Queen Elizabeth II delivering a rare speech on April 5 declared that “we will meet again” evoking a World War II song. Italian Prime Minister Giuseppe Conte also invoked the Second World War when he used Winston Churchill’s words to talk about Italy’s “darkest hour.” UN Secretary-General Antonio Guterres similarly remarked that, “We are at war with a virus – and not winning it. …This war needs a war-time plan to fight it.”
War-time imagery is powerful in that it emphasizes the urgent need for drastic policy decisions and taps into the citizens’ sense of duty and obligation to serve their country.
But it is also dangerous.
It helps legitimize and justify that which would otherwise be deemed unthinkable and objectionable.
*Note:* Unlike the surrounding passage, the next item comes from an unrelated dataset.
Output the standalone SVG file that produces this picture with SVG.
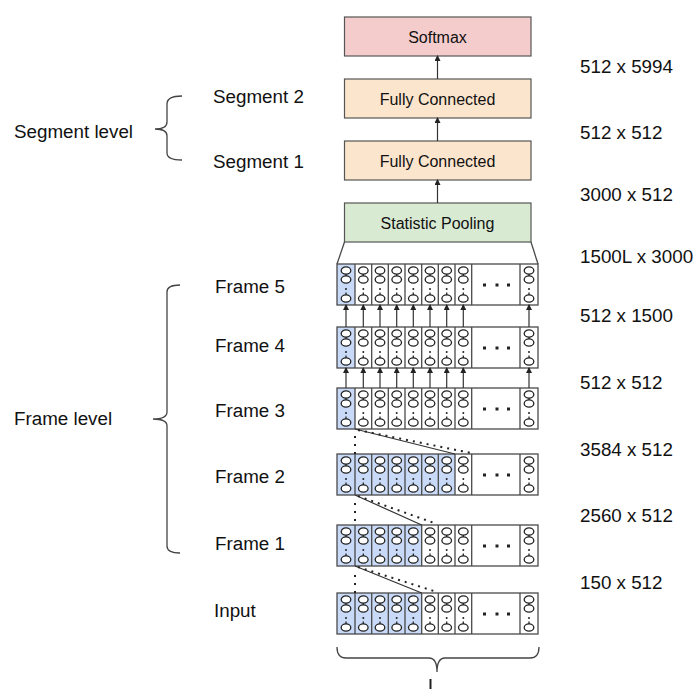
<svg xmlns="http://www.w3.org/2000/svg" xmlns:xlink="http://www.w3.org/1999/xlink" width="696" height="689" viewBox="0 0 696 689">
<style>
text{font-family:"Liberation Sans",Arial,sans-serif;fill:#111}
.lbl{font-size:18.8px}
.box{font-size:16px;text-anchor:middle}
.rowbg{fill:#fff;stroke:none}
.rowo{fill:none;stroke:#4a4a4a;stroke-width:1.3}
.blue{fill:#c9daf8}
.div{stroke:#4a4a4a;stroke-width:1.3;fill:none}
.n ellipse{fill:#fff;stroke:#222;stroke-width:1.3}
.n line{stroke:#222;stroke-width:1.3}
.n circle{fill:#222}
.ar{stroke:#333;stroke-width:1.2;fill:none;marker-end:url(#ah)}
.br{fill:none;stroke:#444;stroke-width:1.3}
.sol{stroke:#333;stroke-width:1.2}
.dot{stroke:#222;stroke-width:2;stroke-dasharray:2 5}
.dotv{stroke:#222;stroke-width:2;stroke-dasharray:2 6}
.ed{fill:#222}
</style>
<defs>
<marker id="ah" markerWidth="6" markerHeight="6" refX="5" refY="3" orient="auto" markerUnits="userSpaceOnUse">
<path d="M0,0 L6,3 L0,6 Z" fill="#222"/>
</marker>
<g id="neur" class="n">
<ellipse cx="0" cy="6.5" rx="4.8" ry="3.6"/>
<line x1="0" y1="10" x2="0" y2="12"/>
<ellipse cx="0" cy="15.5" rx="4.8" ry="3.6"/>
<circle cx="0" cy="25" r="1"/>
<line x1="0" y1="28.5" x2="0" y2="31"/>
<ellipse cx="0" cy="34.5" rx="4.8" ry="3.6"/>
</g>
<g id="cols">
<use href="#neur" x="346"/><use href="#neur" x="363.3"/><use href="#neur" x="380"/><use href="#neur" x="396.7"/><use href="#neur" x="413.3"/><use href="#neur" x="430"/><use href="#neur" x="446.7"/><use href="#neur" x="463.3"/><use href="#neur" x="529"/>
<rect class="ed" x="483" y="19.5" width="3" height="3"/><rect class="ed" x="495.5" y="19.5" width="3" height="3"/><rect class="ed" x="507" y="19.5" width="3" height="3"/>
</g>
<path id="dividers" class="div" d="M355,0v41M371.7,0v41M388.3,0v41M405,0v41M421.7,0v41M438.3,0v41M455,0v41M471.7,0v41M520,0v41"/>
</defs>

<g id="softmax"><rect x="344.5" y="17" width="186.5" height="39" fill="#f4cccc" stroke="#555" stroke-width="1.2"/><text class="box" x="437.5" y="42.5">Softmax</text></g>
<g id="fc2"><rect x="344.5" y="79" width="186.5" height="39" fill="#fce5cd" stroke="#555" stroke-width="1.2"/><text class="box" x="437.5" y="104.5">Fully Connected</text></g>
<g id="fc1"><rect x="344.5" y="141" width="186.5" height="39" fill="#fce5cd" stroke="#555" stroke-width="1.2"/><text class="box" x="437.5" y="166.5">Fully Connected</text></g>
<g id="pool"><rect x="344.5" y="203" width="186.5" height="39" fill="#d9ead3" stroke="#555" stroke-width="1.2"/><text class="box" x="437.5" y="228.5">Statistic Pooling</text></g>

<g id="frame5" transform="translate(0,264)">
<rect class="rowbg" x="337" y="0" width="201" height="41"/><rect class="blue" x="337" y="0" width="18" height="41"/>
<use href="#dividers"/><rect class="rowo" x="337" y="0" width="201" height="41"/><use href="#cols"/>
</g>
<g id="frame4" transform="translate(0,327)">
<rect class="rowbg" x="337" y="0" width="201" height="41"/><rect class="blue" x="337" y="0" width="18" height="41"/>
<use href="#dividers"/><rect class="rowo" x="337" y="0" width="201" height="41"/><use href="#cols"/>
</g>
<g id="frame3" transform="translate(0,388)">
<rect class="rowbg" x="337" y="0" width="201" height="41"/><rect class="blue" x="337" y="0" width="18" height="41"/>
<use href="#dividers"/><rect class="rowo" x="337" y="0" width="201" height="41"/><use href="#cols"/>
</g>
<g id="frame2" transform="translate(0,454)">
<rect class="rowbg" x="337" y="0" width="201" height="41"/><rect class="blue" x="337" y="0" width="118" height="41"/>
<use href="#dividers"/><rect class="rowo" x="337" y="0" width="201" height="41"/><use href="#cols"/>
</g>
<g id="frame1" transform="translate(0,525)">
<rect class="rowbg" x="337" y="0" width="201" height="41"/><rect class="blue" x="337" y="0" width="84.7" height="41"/>
<use href="#dividers"/><rect class="rowo" x="337" y="0" width="201" height="41"/><use href="#cols"/>
</g>
<g id="input" transform="translate(0,593)">
<rect class="rowbg" x="337" y="0" width="201" height="41"/><rect class="blue" x="337" y="0" width="84.7" height="41"/>
<use href="#dividers"/><rect class="rowo" x="337" y="0" width="201" height="41"/><use href="#cols"/>
</g>

<g id="connectors">
<line class="ar" x1="437.5" y1="203" x2="437.5" y2="180"/>
<line class="ar" x1="437.5" y1="141" x2="437.5" y2="118"/>
<line class="ar" x1="437.5" y1="79" x2="437.5" y2="56"/>
<line class="div" x1="344.5" y1="242" x2="337" y2="264"/>
<line class="div" x1="531" y1="242" x2="538" y2="264"/>
<g id="arrows45">
<line class="ar" x1="346" y1="327" x2="346" y2="305"/><line class="ar" x1="363.3" y1="327" x2="363.3" y2="305"/><line class="ar" x1="380" y1="327" x2="380" y2="305"/><line class="ar" x1="396.7" y1="327" x2="396.7" y2="305"/><line class="ar" x1="413.3" y1="327" x2="413.3" y2="305"/><line class="ar" x1="430" y1="327" x2="430" y2="305"/><line class="ar" x1="446.7" y1="327" x2="446.7" y2="305"/><line class="ar" x1="463.3" y1="327" x2="463.3" y2="305"/><line class="ar" x1="529" y1="327" x2="529" y2="305"/>
</g>
<g id="arrows34">
<line class="ar" x1="346" y1="388" x2="346" y2="368"/><line class="ar" x1="363.3" y1="388" x2="363.3" y2="368"/><line class="ar" x1="380" y1="388" x2="380" y2="368"/><line class="ar" x1="396.7" y1="388" x2="396.7" y2="368"/><line class="ar" x1="413.3" y1="388" x2="413.3" y2="368"/><line class="ar" x1="430" y1="388" x2="430" y2="368"/><line class="ar" x1="446.7" y1="388" x2="446.7" y2="368"/><line class="ar" x1="463.3" y1="388" x2="463.3" y2="368"/><line class="ar" x1="529" y1="388" x2="529" y2="368"/>
</g>
<line class="sol" x1="355" y1="429" x2="455" y2="454"/>
<line class="dot" x1="358" y1="430" x2="471" y2="453"/>
<line class="dotv" x1="355" y1="436" x2="355" y2="454"/>
<line class="sol" x1="355" y1="495" x2="421.7" y2="525"/>
<line class="dot" x1="358" y1="496" x2="437" y2="524"/>
<line class="dotv" x1="355" y1="503" x2="355" y2="525"/>
<line class="sol" x1="355" y1="566" x2="421.7" y2="593"/>
<line class="dot" x1="358" y1="567" x2="437" y2="592"/>
<line class="dotv" x1="355" y1="575" x2="355" y2="593"/>
</g>

<g id="braces">
<path class="br" d="M182,96 Q167,96 167,104 L167,122 Q167,129 155,129 Q167,129 167,136 L167,153 Q167,160 182,160"/>
<path class="br" d="M180,285 Q167,285 167,292 L167,412 Q167,419 153,419 Q167,419 167,426 L167,546 Q167,553 180,553"/>
<path class="br" d="M337,647 Q337,658 346,658 L429,658 Q437,658 437,672 Q437,658 445,658 L530,658 Q539,658 539,647"/>
<line x1="430.5" y1="679" x2="430.5" y2="689" stroke="#222" stroke-width="2"/>
</g>

<g id="labels">
<text class="lbl" x="14" y="138">Segment level</text>
<text class="lbl" x="213" y="103">Segment 2</text>
<text class="lbl" x="213" y="168">Segment 1</text>
<text class="lbl" x="14" y="425">Frame level</text>
<text class="lbl" x="215" y="293">Frame 5</text>
<text class="lbl" x="215" y="352">Frame 4</text>
<text class="lbl" x="215" y="417">Frame 3</text>
<text class="lbl" x="215" y="483">Frame 2</text>
<text class="lbl" x="215" y="550">Frame 1</text>
<text class="lbl" x="214" y="617">Input</text>
<text class="lbl" x="580" y="73">512 x 5994</text>
<text class="lbl" x="580" y="139">512 x 512</text>
<text class="lbl" x="580" y="201">3000 x 512</text>
<text class="lbl" x="580" y="263">1500L x 3000</text>
<text class="lbl" x="580" y="322">512 x 1500</text>
<text class="lbl" x="580" y="389">512 x 512</text>
<text class="lbl" x="580" y="456">3584 x 512</text>
<text class="lbl" x="580" y="522">2560 x 512</text>
<text class="lbl" x="580" y="589">150 x 512</text>
</g>
</svg>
Thus, for example, the Coronavirus Emergency Bill gives the British government the power to detain and isolate people, ban public gatherings, and shut down ports and airports. The British Health Secretary, Matt Hancock, explained that
Our policy is to fight this virus with everything we’ve got…The measures…are unprecedented in peacetime…We are in a war against an invisible killer and we’ve got to do everything we can to stop it.
War rhetoric stifles opposition as unpatriotic. It also identifies, as any war imagery must, an enemy, in this case, the virus. Yet several politicians have gone beyond that faceless enemy to suggest a more tangible and concrete enemy. Consider, for example, Trump’s frequent reference to the “Chinese Virus” which he has described as a “brilliant” and “very smart” willful enemy.
And with war rhetoric it is also not surprising that arguments have erupted over transnational (and even national) supply of essential medical and protective equipment such as the Trump administration’s attempts to prevent 3M from sending face masks to Canada. And in Europe, rather than transnational solidarity, the refusal of northern European members of the EU to shoulder the burden together with the southern states by issuing Eurobonds have soured the relations inside the Union to such a degree that some are, again, asking whether the EU would survive the crisis.
Finally, if this is a war, how long will it last? With the never-ending global war on terrorism as a drop back, one of the things we still do not know is when this crisis will be over with current talks of a possible vaccine available only in 12-18 months and of a second, more lethal wave of infections in the fall, coupled with the flu season.
Nor, for that matter, do we know what the new normal will look like.
Thus, we must be especially vigilant to ensure that the extraordinary, allegedly temporary, measures taken to protect us today, are not turned into measures of repression tomorrow.